Texans will soon be able to tote handguns outside their homes without a license under a new law passed last month.

A victory for conservatives that shocked gun control activists, the bill allows any person over 21 years old, who is not prohibited from possessing firearms under state and federal law, to carry a firearm in public. It does away with a requirement that residents obtain a license in order to carry a handgun.

Abbott, who called the bill “the strongest Second Amendment legislation in Texas history” in a tweet praising its passage, said he would sign it into law once it arrives on his desk. It is set to take effect Sept. 1.

Unfinished Business

While lawmakers were prepared for a special session on redistricting because of delays in receiving data from the U.S. Census Bureau, it is likely that more items will be placed on the agenda besides the already delicate once-in-a-decade process of redrawing the state’s political maps.

Because the Texas Legislature meets every other year, Republicans would not be able to address the voting bill until the next legislative session in 2023. But Abbott is expected to call a special session to tackle redistricting, bail reform and the failed voting legislation.

“I expect legislators to have worked out their differences prior to arriving back at the Capitol so that they can hit the ground running to pass legislation related to these emergency items and other priority legislation,” Abbott said. “During the special session, we will continue to advance policies that put the people of Texas first.”
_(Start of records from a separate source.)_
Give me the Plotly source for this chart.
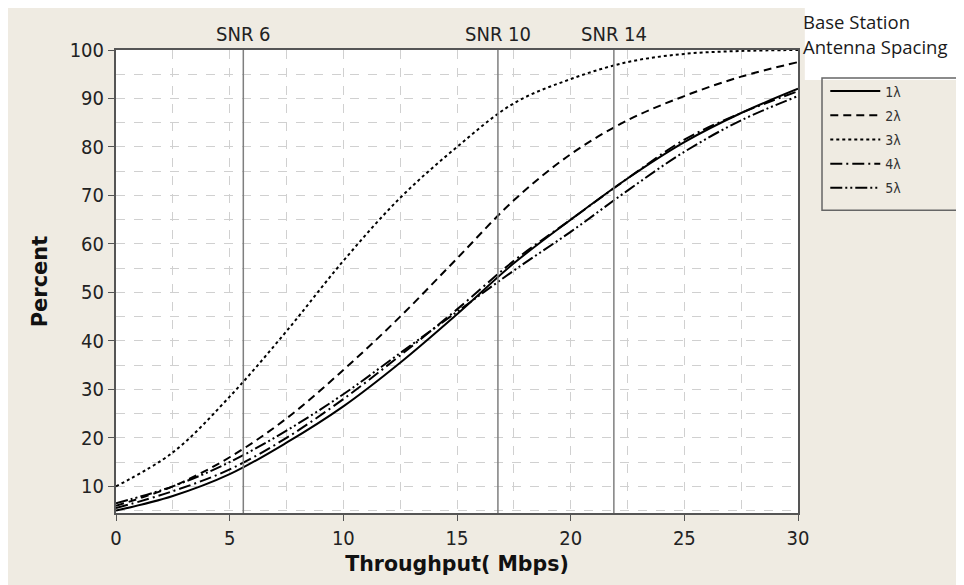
import plotly.graph_objects as go

x = [0, 2.5, 5, 7.5, 10, 12.5, 15, 17.5, 20, 22.5, 25, 27.5, 30]
s1 = [5.0, 8.0, 12.5, 19.0, 26.5, 35.5, 45.5, 56.0, 65.0, 73.5, 81.0, 87.0, 92.0]
s2 = [6.0, 10.0, 16.0, 24.0, 34.0, 45.0, 57.0, 69.0, 78.5, 85.5, 90.5, 94.5, 97.5]
s3 = [10.0, 17.0, 28.5, 42.0, 56.5, 69.5, 80.0, 89.0, 94.0, 97.5, 99.2, 99.8, 100.0]
s4 = [5.5, 9.0, 13.5, 20.0, 28.0, 37.0, 46.5, 56.5, 65.0, 73.5, 81.5, 87.0, 91.5]
s5 = [6.5, 10.0, 15.0, 21.5, 29.0, 37.5, 46.0, 54.5, 62.5, 71.0, 79.0, 85.5, 90.5]
names = ["1λ", "2λ", "3λ", "4λ", "5λ"]
dashes = ["solid", "8px,5px", "3px,3px", "12px,4px,2px,4px", "12px,3px,2px,3px,2px,3px"]
snr_x = [5.6, 16.8, 21.9]
snr_labels = ["SNR 6", "SNR 10", "SNR 14"]
legend_title_lines = ["Base Station", "Antenna Spacing"]

FONT = "DejaVu Sans Condensed"
fig = go.Figure()
for i, (name, ys, d) in enumerate(zip(names, [s1, s2, s3, s4, s5], dashes)):
    fig.add_trace(go.Scatter(x=x, y=ys, mode="lines", name=name, legendgroup=str(i),
                             line=dict(color="black", width=2, dash=d, shape="spline")))

for sx, lab in zip(snr_x, snr_labels):
    fig.add_shape(type="line", x0=sx, x1=sx, y0=0, y1=1, xref="x", yref="paper", line=dict(color="#7f7f7f", width=1.5))
    fig.add_annotation(x=sx, y=1, xref="x", yref="paper", yanchor="bottom", yshift=2, text=lab, showarrow=False,
                       font=dict(family=FONT, size=20, color="#222"))

# white box behind legend title, and legend frame (left/bottom visible)
fig.add_shape(type="rect", xref="paper", yref="paper", x0=1.0100, x1=1.30, y0=0.935, y1=1.11,
              fillcolor="white", line=dict(width=0), layer="below")
fig.add_shape(type="rect", xref="paper", yref="paper", x0=1.0352, x1=1.30, y0=0.654, y1=0.9395,
              fillcolor="rgba(0,0,0,0)", line=dict(color="#666", width=1.5))

for line_text, yy in zip(legend_title_lines, [1.0626, 1.0065]):
    fig.add_annotation(x=1.0, xref="paper", xanchor="left", xshift=3, y=yy, yref="paper", yanchor="middle",
                       text=line_text, align="left", showarrow=False,
                       font=dict(family="Open Sans", size=18.5, color="#1a1a1a"))

axis_common = dict(showline=True, linecolor="#555", linewidth=2, mirror=True, ticks="outside", ticklen=6,
                   tickcolor="#555", showgrid=True, gridcolor="#d0d0d0", griddash="dash", gridwidth=1,
                   tickfont=dict(family=FONT, size=20, color="#222"), zeroline=False, automargin=False)
fig.update_xaxes(range=[0, 30], dtick=5, tick0=0,
                 minor=dict(dtick=2.5, showgrid=True, gridcolor="#d0d0d0", griddash="dash"),
                 title=dict(text="<b>Throughput( Mbps)</b>", font=dict(family="DejaVu Sans", size=20.5, color="#111"), standoff=8),
                 **axis_common)
fig.update_yaxes(range=[4.5, 100], dtick=10, tick0=0,
                 minor=dict(dtick=5, showgrid=True, gridcolor="#d0d0d0", griddash="dash"),
                 title=dict(text="<b>Percent</b>", font=dict(family="DejaVu Sans", size=21, color="#111"), standoff=16),
                 **axis_common)

fig.update_layout(width=956, height=577, margin=dict(l=108, r=166, t=42, b=72),
                  paper_bgcolor="#efebe2", plot_bgcolor="white", showlegend=True,
                  legend=dict(x=1.04, y=0.945, xanchor="left", yanchor="top", bgcolor="rgba(0,0,0,0)",
                              borderwidth=0, tracegroupgap=3, itemwidth=50,
                              font=dict(family=FONT, size=14, color="#333")))
fig.write_html("out.html")
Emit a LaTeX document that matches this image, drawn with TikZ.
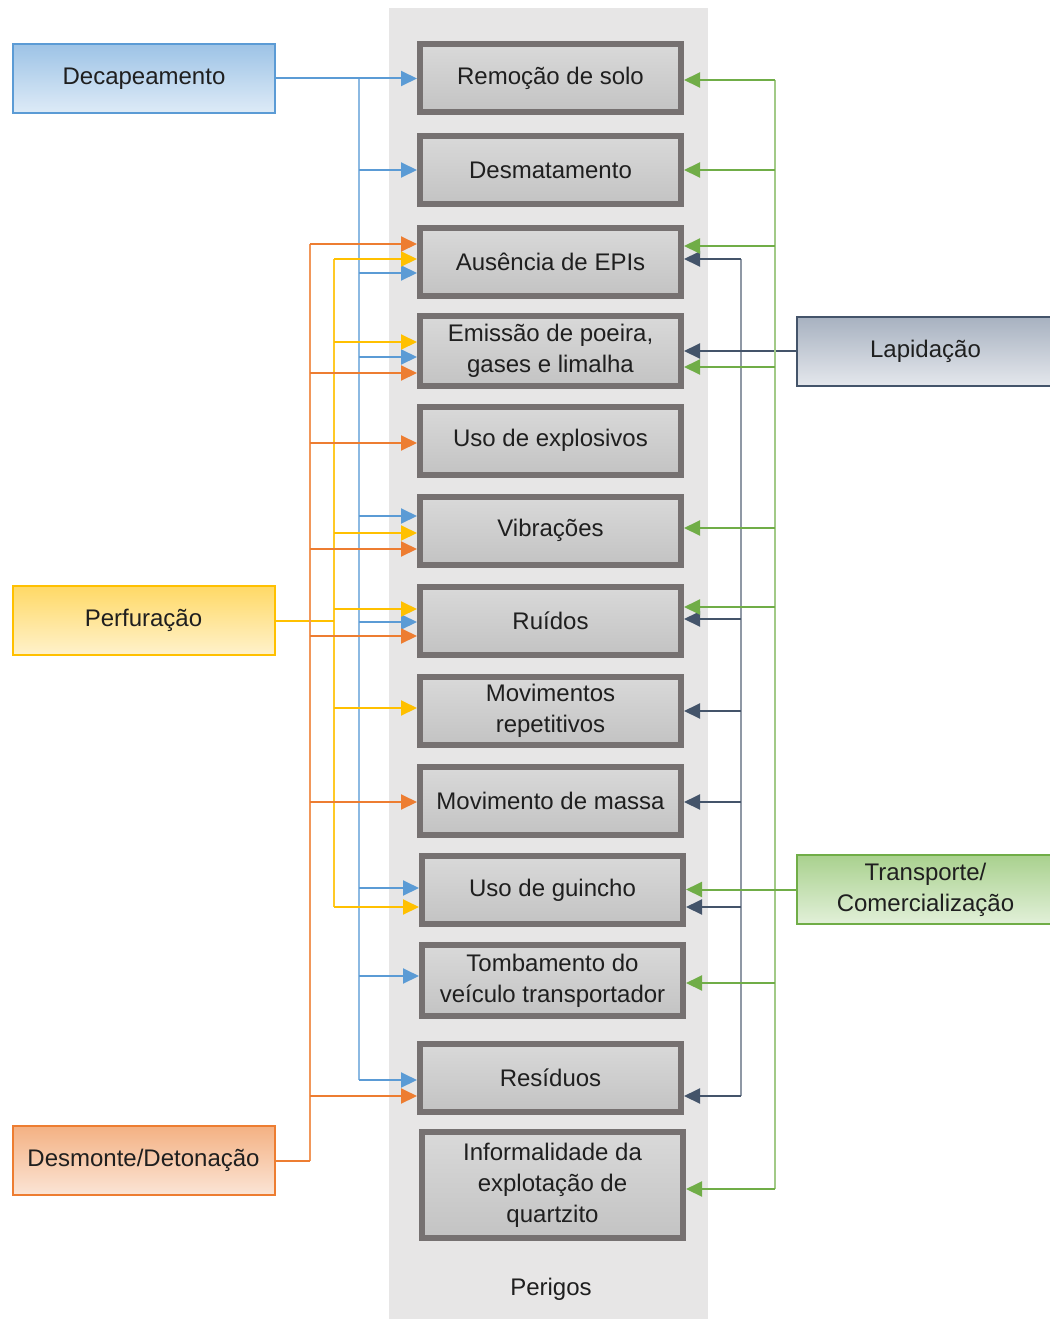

But Patrick, the state’s lieutenant governor, also called on Abbott to include on the special session agenda three of his legislative priorities that died in the House. The priorities include bills that would create punitive actions against social media companies that “censor” conservatives, prohibit transgender kids from playing on the sports team that reflects their gender identity and a crackdown on taxpayer-funded lobbying.

Abbott is also expected to sign into law various bills heading to his desk. They include legislation penalizing large Texas cities that cut funding for police, a statewide ban on public camping of homeless individuals and a requirement that professional sports teams play the national anthem at team events.